Das Immermann-Denkmal in Magdeburg

Nachdem jüngst zum 1. April d. J. das Bismarck-Denkmal in Magdeburg enthüllt worden ist, folgte zum 24. dess. Monats das Immermann-Denkmal, wie jenes ein Werk des Hrn. Prof. Carl Echtermeier in Braunschweig.

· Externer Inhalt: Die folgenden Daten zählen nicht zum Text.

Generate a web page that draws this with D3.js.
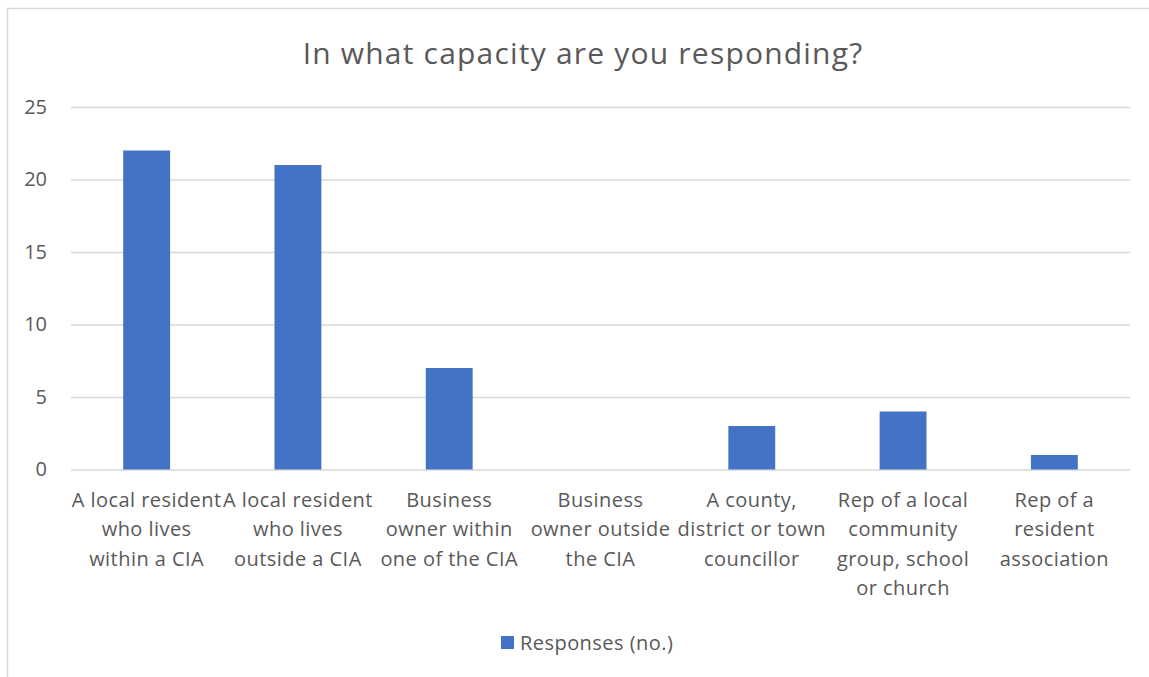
<!DOCTYPE html>
<html>
<head>
<meta charset="utf-8">
<script src="https://cdn.jsdelivr.net/npm/d3@7"></script>
<style>
  html, body { margin: 0; padding: 0; background: #fff; }
  svg { display: block; }
  text { font-family: "Open Sans", "Noto Sans", sans-serif; fill: #595959; }
</style>
</head>
<body>
<svg id="chart" width="1149" height="677"></svg>
<script>
// Survey responses by capacity
const categories = [
  "A local resident\nwho lives\nwithin a CIA",
  "A local resident\nwho lives\noutside a CIA",
  "Business\nowner within\none of the CIA",
  "Business\nowner outside\nthe CIA",
  "A county,\ndistrict or town\ncouncillor",
  "Rep of a local\ncommunity\ngroup, school\nor church",
  "Rep of a\nresident\nassociation"
];
const responses = [22, 21, 7, 0, 3, 4, 1];
const yTicks = [0, 5, 10, 15, 20, 25];
const seriesName = "Responses (no.)";
const titleText = "In what capacity are you responding?";

const W = 1149, H = 677;
const margin = { left: 71, right: 19 };
const svg = d3.select("#chart");

// Chart area frame
svg.append("rect")
  .attr("x", 7.5).attr("y", 8.5)
  .attr("width", W + 20).attr("height", H + 20)
  .attr("fill", "none").attr("stroke", "#d9d9d9").attr("stroke-width", 1.5);

const x = d3.scaleBand()
  .domain(categories)
  .range([margin.left, W - margin.right])
  .paddingInner(0.69).paddingOuter(0.345);

const y = d3.scaleLinear()
  .domain([0, 25])
  .range([469.5, 107]);

// Gridlines and y labels
const yAxis = svg.append("g")
  .attr("transform", `translate(${margin.left},0)`)
  .call(d3.axisLeft(y).tickValues(yTicks).tickSize(-(W - margin.right - margin.left)).tickPadding(24));
yAxis.select(".domain").remove();
yAxis.selectAll(".tick line").attr("stroke", "#d9d9d9").attr("stroke-width", 1.3);
yAxis.selectAll(".tick text")
  .attr("font-size", 20).attr("fill", "#595959")
  .style("font-family", '"Open Sans", sans-serif');

// Bars
svg.append("g").selectAll("rect")
  .data(responses)
  .join("rect")
  .attr("x", (d, i) => x(categories[i]))
  .attr("y", d => y(d))
  .attr("width", x.bandwidth())
  .attr("height", d => y(0) - y(d))
  .attr("fill", "#4472c4");

// Category labels (multi-line)
const xl = svg.append("g");
categories.forEach(c => {
  const t = xl.append("text")
    .attr("text-anchor", "middle")
    .attr("font-size", 20)
    .attr("letter-spacing", 0.45);
  c.split("\n").forEach((line, k) => {
    t.append("tspan")
      .attr("x", x(c) + x.bandwidth() / 2)
      .attr("y", 507 + k * 29.3)
      .text(line);
  });
});

// Title
svg.append("text")
  .attr("x", 583).attr("y", 64)
  .attr("text-anchor", "middle")
  .attr("font-size", 30)
  .attr("letter-spacing", 1.2)
  .text(titleText);

// Legend
svg.append("rect")
  .attr("x", 501).attr("y", 636)
  .attr("width", 13).attr("height", 13)
  .attr("fill", "#4472c4");
svg.append("text")
  .attr("x", 520).attr("y", 650)
  .attr("font-size", 20)
  .attr("letter-spacing", 0.45)
  .text(seriesName);
</script>
</body>
</html>
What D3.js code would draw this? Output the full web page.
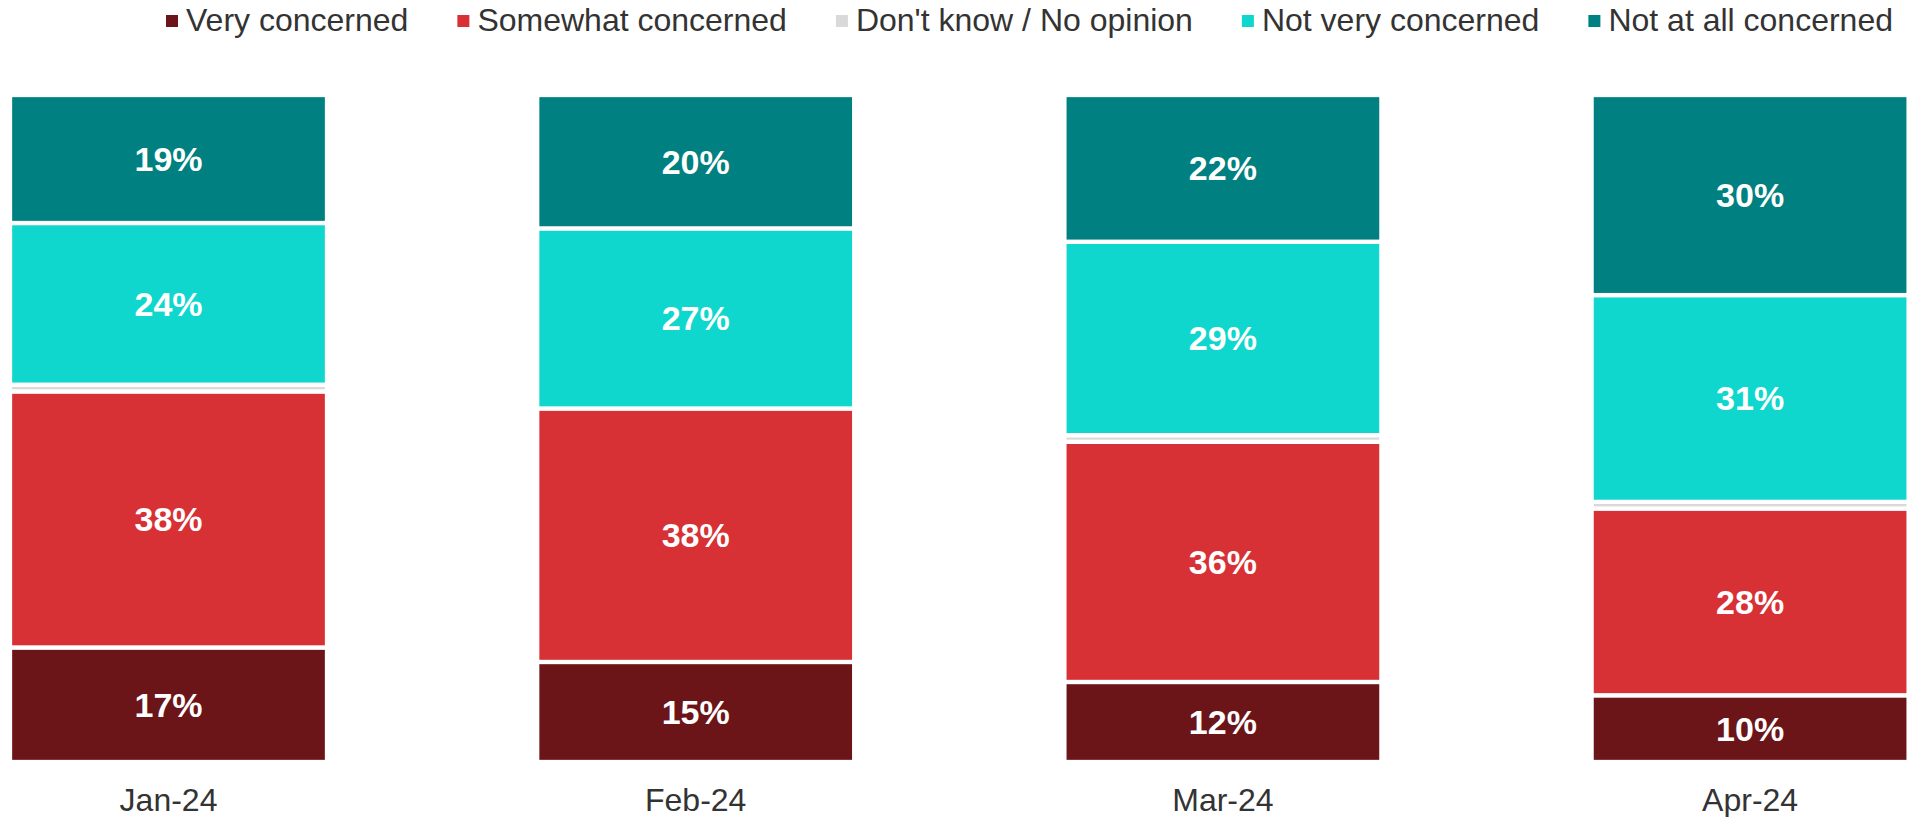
<!DOCTYPE html>
<html>
<head>
<meta charset="utf-8">
<script src="https://cdn.jsdelivr.net/npm/d3@7"></script>
<style>
  html, body { margin: 0; padding: 0; background: #ffffff; }
  svg { display: block; }
  text { font-family: "Liberation Sans", Arial, sans-serif; }
</style>
</head>
<body>
<svg id="chart" width="1908" height="817"></svg>
<script>
// Survey waves
const months = ["Jan-24", "Feb-24", "Mar-24", "Apr-24"];

// Response categories, bottom to top of each bar
const seriesNames = ["Very concerned", "Somewhat concerned", "Don't know / No opinion", "Not very concerned", "Not at all concerned"];
const seriesColors = ["#6b1519", "#d73035", "#d9d9d9", "#0fd7cd", "#008080"];

// Share of respondents (%) per wave
const veryConcerned      = [17, 15, 12, 10];
const somewhatConcerned  = [38, 38, 36, 28];
const dontKnow           = [1, 0, 1, 1];
const notVeryConcerned   = [24, 27, 29, 31];
const notAtAllConcerned  = [19, 20, 22, 30];

const seriesValues = [veryConcerned, somewhatConcerned, dontKnow, notVeryConcerned, notAtAllConcerned];
const labelled = [true, true, false, true, true];

const rows = months.map((m, i) => {
  const r = { month: m };
  seriesNames.forEach((s, k) => { r[s] = seriesValues[k][i]; });
  return r;
});

const svg = d3.select("#chart");

const x = d3.scaleBand()
  .domain(months)
  .range([10, 1908.6])
  .paddingInner(0.3987)
  .paddingOuter(0);

const y = d3.scaleLinear().domain([0, 1]).range([762, 95]);

const stacked = d3.stack()
  .keys(seriesNames)
  .offset(d3.stackOffsetExpand)(rows);

const layers = svg.append("g")
  .selectAll("g")
  .data(stacked)
  .join("g")
  .attr("fill", (d, i) => seriesColors[i]);

layers.selectAll("rect")
  .data(d => d)
  .join("rect")
  .attr("x", d => x(d.data.month))
  .attr("width", x.bandwidth())
  .attr("y", d => y(d[1]))
  .attr("height", d => Math.max(0, y(d[0]) - y(d[1])))
  .attr("stroke", "#ffffff")
  .attr("stroke-width", 4.3);

// Value labels inside the segments
stacked.forEach((layer, k) => {
  if (!labelled[k]) return;
  svg.append("g")
    .selectAll("text")
    .data(layer)
    .join("text")
    .attr("x", d => x(d.data.month) + x.bandwidth() / 2)
    .attr("y", d => (y(d[0]) + y(d[1])) / 2)
    .attr("text-anchor", "middle")
    .attr("dominant-baseline", "central")
    .attr("fill", "#ffffff")
    .attr("font-weight", "bold")
    .attr("font-size", 34)
    .text(d => d.data[layer.key] + "%");
});

// Category axis
const axis = svg.append("g")
  .attr("transform", "translate(0,762)")
  .call(d3.axisBottom(x).tickSize(0));
axis.select(".domain").remove();
axis.selectAll("text")
  .attr("y", 49)
  .attr("dy", 0)
  .attr("fill", "#333333")
  .attr("font-size", 32)
  .style("font-family", "'Liberation Sans', Arial, sans-serif");

// Legend across the top
const legend = svg.append("g");
const items = legend.selectAll("g")
  .data(seriesNames)
  .join("g");
items.append("rect")
  .attr("width", 12)
  .attr("height", 12)
  .attr("y", 15)
  .attr("fill", (d, i) => seriesColors[i]);
items.append("text")
  .attr("x", 20)
  .attr("y", 31)
  .attr("font-size", 32)
  .attr("fill", "#333333")
  .text(d => d);

const widths = [];
items.each(function () {
  widths.push(20 + d3.select(this).select("text").node().getComputedTextLength());
});
const legendLeft = 166, legendRight = 1893;
const gap = (legendRight - legendLeft - d3.sum(widths)) / (widths.length - 1);
let cursor = legendLeft;
items.attr("transform", (d, i) => {
  const t = `translate(${cursor},0)`;
  cursor += widths[i] + gap;
  return t;
});
</script>
</body>
</html>
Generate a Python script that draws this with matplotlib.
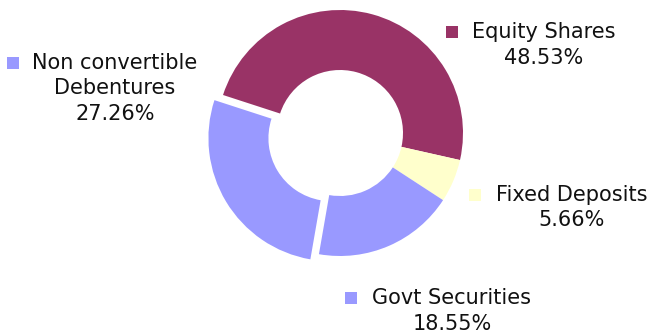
import matplotlib.pyplot as plt

labels = ['Equity Shares', 'Fixed Deposits', 'Govt Securities', 'Non convertible\nDebentures']
values = [48.53, 5.66, 18.55, 27.26]
colors = ['#993366', '#FFFFCC', '#9999FF', '#9999FF']
explode = [0, 0, 0, 10]

# label anchors in pixel coords (x of square, y of first line from top, text centre x)
label_pos = [(452, 32, 544), (475, 195, 572), (351, 298, 452), (13, 63, 115)]

W, H = 651, 334
fig = plt.figure(figsize=(W / 100, H / 100), dpi=100)
ax = fig.add_axes([0, 0, 1, 1])

ax.pie(values, colors=colors, explode=explode, startangle=162, counterclock=False,
       center=(340, H - 133), radius=123, frame=True,
       wedgeprops=dict(width=60, linewidth=0))
ax.set_xlim(0, W)
ax.set_ylim(0, H)
ax.set_aspect('equal')
ax.axis('off')

fs = 15
for lab, val, col, (sx, sy, cx) in zip(labels, values, colors, label_pos):
    ax.scatter([sx], [H - sy], marker='s', s=80, color=col, linewidths=0)
    lines = lab.split('\n') + ['%.2f%%' % val]
    for i, ln in enumerate(lines):
        ax.text(cx, H - sy - i * 25.5, ln, ha='center', va='center', fontsize=fs,
                color='#111111', family='DejaVu Sans')

fig.savefig('out.png', dpi=100)
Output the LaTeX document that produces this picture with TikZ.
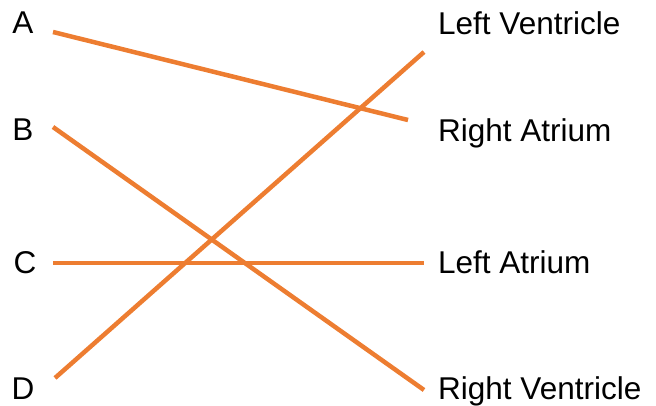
\documentclass[tikz,border=0pt]{standalone}
\usepackage{fontspec}
\setmainfont{Liberation Sans}
\definecolor{lineorange}{RGB}{237,125,49}

\begin{document}
\begin{tikzpicture}[x=1pt,y=-1pt,
    match/.style={draw=lineorange, line width=4.5pt},
    lbl/.style={inner sep=0pt, font=\fontsize{31.5}{36}\selectfont}]
    \useasboundingbox (0,0) rectangle (656,406);

    % left labels
    \node[lbl, anchor=base] (la) at (23,34) {A};
    \node[lbl, anchor=base] (lb) at (23,141) {B};
    \node[lbl, anchor=base] (lc) at (25,273) {C};
    \node[lbl, anchor=base] (ld) at (23,399) {D};

    % right labels
    \node[lbl, anchor=base west] (lv) at (438,35) {Left Ventricle};
    \node[lbl, anchor=base west] (ra) at (438,142) {Right Atrium};
    \node[lbl, anchor=base west] (lat) at (438,273) {Left Atrium};
    \node[lbl, anchor=base west] (rv) at (438,399) {Right Ventricle};

    % line ends
    \coordinate (a0) at (53,32);
    \coordinate (b0) at (53,127);
    \coordinate (c0) at (53,263);
    \coordinate (d0) at (55,378);
    \coordinate (a1) at (408,120);
    \coordinate (b1) at (424,390);
    \coordinate (c1) at (424,263);
    \coordinate (d1) at (424,52);

    % matches
    \draw[match] (a0) -- (a1);
    \draw[match] (b0) -- (b1);
    \draw[match] (c0) -- (c1);
    \draw[match] (d0) -- (d1);
\end{tikzpicture}
\end{document}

Karl Leberecht Immermann wurde am 24. April 1796 in Magdeburg geboren. Als im Jahre 1896 von der Hauptstätte seines Wirkens Düsseldorf her die Anregung erfolgte, dem Dichter der „Epigonen“ und des „Münchhausen“ dort ein Denkmal zu errichten, mochte es sich seine Vaterstadt nicht versagen, unbeschadet sonstiger Ehrung am Rheine, selbst ein solches zu schaffen. Es konnte kein geeigneterer Platz ausgewählt werden, als der in der Hauptaxe des Lucae’schen Stadttheaters, vorn am Bürgersteige der Kaiserstrasse. Aus dem der Hauptfront des Theaters vorliegenden Theatergarten ist eine Sandstein-Exedra herausgeschnitten, welche sich nach der Strasse öffnet. Trotz der nicht erheblichen Abmessungen der nach dem Segmentbogen gebildeten Wand von 6,5 m Länge und 3 m Tiefe der untersten Stufenplatte, von 2,25 m Höhe der Exedra und 3,70 m Höhe des Mitteltheils hinter der Büste, gelangt doch das kleine Denkmal dem mächtigen Aufbau des Theatergebäudes gegenüber zur vollen Geltung. Es liegt eine Entfernung von 30 m zwischen Denkmal und Theater; zur Wirksamkeit des ersteren trägt wesentlich die Farbenstimmung bei, auf die nicht wohl verzichtet werden durfte.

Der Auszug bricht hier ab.